Johannesburg, South Africa — MININGREVIEW.COM — 05 July 2010 – It has emerged that unions, mining houses and government are not on the same page when it comes to transformation in the mining sector, Fin24 reports.
Revealing this here, Fin24 says deliberations about the “once-empowered, always-empowered” principle had delayed the signing last week of the mining declaration document, which re-commits the industry to accelerating implementation of black economic empowerment (BEE).
The principle implies that even if black investors sell their shares in a white-owned company, the company does not lose its BEE status.
South African Mining Development Association (Samda) chairperson Nchaka Moloi said: “The principle was a bone of contention prior to the meeting in which we signed the declaration.”
Samda represents junior miners and black-owned mining firms, and was a signatory to the 13-point declaration.
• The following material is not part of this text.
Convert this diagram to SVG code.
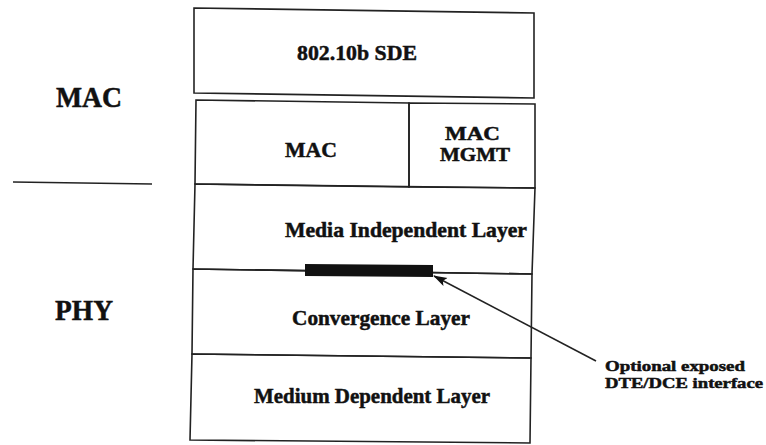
<svg xmlns="http://www.w3.org/2000/svg" width="766" height="445" viewBox="0 0 766 445">
<style>
.box{fill:none;stroke:#222;stroke-width:1.6}
.ln{fill:none;stroke:#222;stroke-width:1.6}
.t{font-family:"Liberation Serif","Times New Roman",serif;font-weight:bold;fill:#111;stroke:#111;stroke-width:0.5}
</style>
<defs>
<marker id="ah" markerWidth="14" markerHeight="10" refX="13" refY="5" orient="auto" markerUnits="userSpaceOnUse">
<path d="M0,0.5 L14,5 L0,9.5 L3,5 Z" fill="#111"/>
</marker>
</defs>
<rect width="766" height="445" fill="#fff"/>
<g id="label-mac">
<text class="t" x="56" y="107" font-size="29" textLength="66" lengthAdjust="spacingAndGlyphs">MAC</text>
</g>
<g id="mac-phy-divider">
<line class="ln" x1="13" y1="182" x2="152" y2="184"/>
</g>
<g id="label-phy">
<text class="t" x="55" y="320" font-size="29" textLength="58" lengthAdjust="spacingAndGlyphs">PHY</text>
</g>
<g id="sde">
<polygon class="box" points="194,8 534,13 534,98 194,93"/>
<text class="t" x="297" y="60" font-size="22" textLength="120" lengthAdjust="spacingAndGlyphs">802.10b SDE</text>
</g>
<g id="mac">
<polygon class="box" points="196,100 409,103 409,187 195,184"/>
<text class="t" x="285" y="157" font-size="22" textLength="52" lengthAdjust="spacingAndGlyphs">MAC</text>
</g>
<g id="mac-mgmt">
<polygon class="box" points="409,103 535,104 535,188 409,187"/>
<text class="t" x="445" y="140" font-size="19" textLength="55" lengthAdjust="spacingAndGlyphs">MAC</text>
<text class="t" x="440" y="161" font-size="19" textLength="70" lengthAdjust="spacingAndGlyphs">MGMT</text>
</g>
<g id="media-independent">
<polygon class="box" points="195,184 535,188 532,274 193,269"/>
<text class="t" x="285" y="237" font-size="21" textLength="242" lengthAdjust="spacingAndGlyphs">Media Independent Layer</text>
</g>
<g id="convergence">
<polygon class="box" points="193,269 532,274 531,358 192,354"/>
<text class="t" x="292" y="325" font-size="22" textLength="178" lengthAdjust="spacingAndGlyphs">Convergence Layer</text>
</g>
<g id="medium-dependent">
<polygon class="box" points="192,354 531,358 530,443 190,440"/>
<text class="t" x="254" y="403" font-size="22" textLength="236" lengthAdjust="spacingAndGlyphs">Medium Dependent Layer</text>
</g>
<g id="interface-bar">
<polygon points="305,264 433,265 433,277 305,276" fill="#111"/>
</g>
<g id="interface-label">
<text class="t" x="605" y="371" font-size="15" textLength="140" lengthAdjust="spacingAndGlyphs">Optional exposed</text>
<text class="t" x="605" y="388" font-size="15" textLength="158" lengthAdjust="spacingAndGlyphs">DTE/DCE interface</text>
</g>
<g id="connectors">
<line class="ln" x1="596" y1="361" x2="434" y2="276" stroke-width="2.2" marker-end="url(#ah)"/>
</g>
</svg>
Other signatories were the Department of Mineral Resources (DMR), the Chamber of Mines, the National Union of Mine Workers (NUM), Solidarity and the United Association of SA (Uasa).
Chamber spokesperson Jabu Maphalala, said his organisation had not tried to push the “once-empowered, always-empowered” principle into the declaration document. He stated that the chamber – the mouthpiece for the mining industry – wanted clarity on some of the wording in the document, but declined to elaborate.
DMR spokesperson Jeremy Michaels refused to be drawn into the matter, saying: “What is important to us is that the agreement has been signed and we want to implement it now.”
The declaration was signed after the DMR had conducted an extensive review of transformation in the mining industry. The review, which is yet to be published, shows that 9% of the sector’s equity was black-owned last year, some distance from the 15% target set by the BEE charter.